A former Central Intelligence Agency (CIA) case officer is guilty of espionage related to his transmission of classified documents to an agent of the People’s Republic of China.
In March and April last year, Kevin Patrick Mallory, 61, of Leesburg, VA, travelled to Shanghai and met with Michael Yang, whom he quickly concluded was working for the People’s Republic of China Intelligence Service (PRCIS), according to court records and evidence presented at trial, which concluded last week.
During a voluntary interview with FBI agents on May 24, 2007, Mallory said Yang represented himself as working for a People’s Republic of China think tank, however Mallory said he assessed Yang to be a Chinese Intelligence Officer.
“There are few crimes in this country more serious than espionage,” said G. Zachary Terwilliger, U.S. Attorney for the Eastern District of Virginia. “This office has a long history of holding those accountable who betray their country and try and profit off of classified information. This case should send a message to anyone considering violating the public’s trust and compromising our national security by disclosing classified information. We will remain steadfast and dogged in pursuit of these challenging but critical national security cases.”
Mallory, a United States citizen who speaks fluent Mandarin Chinese, told FBI agents he travelled to Shanghai in March and April to meet with Yang and Yang’s boss. After Mallory consented to a review of a covert communications (covcom) device he had been given by Yang in order to communicate covertly with Yang, FBI agents viewed a message from Mallory to Yang in which Mallory said he could come in the middle of June and he could bring the remainder of the documents with him at that time.
Analysis of the device, which was a Samsung Galaxy smartphone, also revealed a handwritten index describing eight different documents later determined to be classified. Four of the eight documents listed in the index were found stored on the device, with three being confirmed as containing classified information pertaining to the same U.S. government agency. One of those documents was classified TOP SECRET, while the remaining two documents were classified SECRET. FBI analysts were able to determine Mallory had completed all of the steps necessary to securely transmit at least four documents via the covcom device, one of which contained unique identifiers for human sources who had helped the United States government.

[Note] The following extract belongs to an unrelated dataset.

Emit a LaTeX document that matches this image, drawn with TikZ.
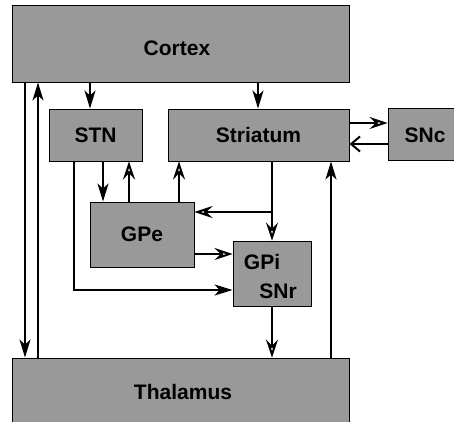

“It is a sad day when an American citizen is convicted of spying on behalf of a foreign power,” said Assistant Attorney General Demers. “This act of espionage was no isolated incident. Today’s conviction demonstrates that we remain vigilant against this threat and hold accountable all those who put the United States at risk through espionage.”
Evidence presented at trial included surveillance video from a FedEx store in Leesburg where Mallory could be seen scanning the eight classified documents and a handwritten table of contents onto a micro SD card. Though Mallory shredded the paper copies of the eight documents, an SD card containing those documents and table of contents was later found carefully concealed in his house when it was searched on June 22, 2017, the date of his arrest. A recording was played at trial from June 24, 2017, where Mallory could be heard on a call from the jail calling his family to ask them to search for the SD card.
“This trial highlights a serious threat to U.S. national security,” said Nancy McNamara, Assistant Director in Charge of the FBI’s Washington Field Office. “Foreign intelligence agents are targeting former U.S. Government security clearance holders in order to recruit them and steal our secrets.”
Mallory has held numerous positions with various government agencies and several defense contractors, including working as a covert case officer for the CIA and an intelligence officer for the Defense Intelligence Agency. As required for his various government positions, Mallory obtained a Top Secret security clearance, which was active during various assignments during his career. Mallory’s security clearance was terminated in October 2012 when he left government service.
Mallory was convicted of conspiracy to deliver, attempted delivery, delivery of defense information to aid a foreign government, and making material false statements.
He faces a maximum penalty of life in prison when sentenced on September 21. Actual sentences for federal crimes are typically less than the maximum penalties. A federal district court judge will determine any sentence after taking into account the U.S. Sentencing Guidelines and other statutory factors.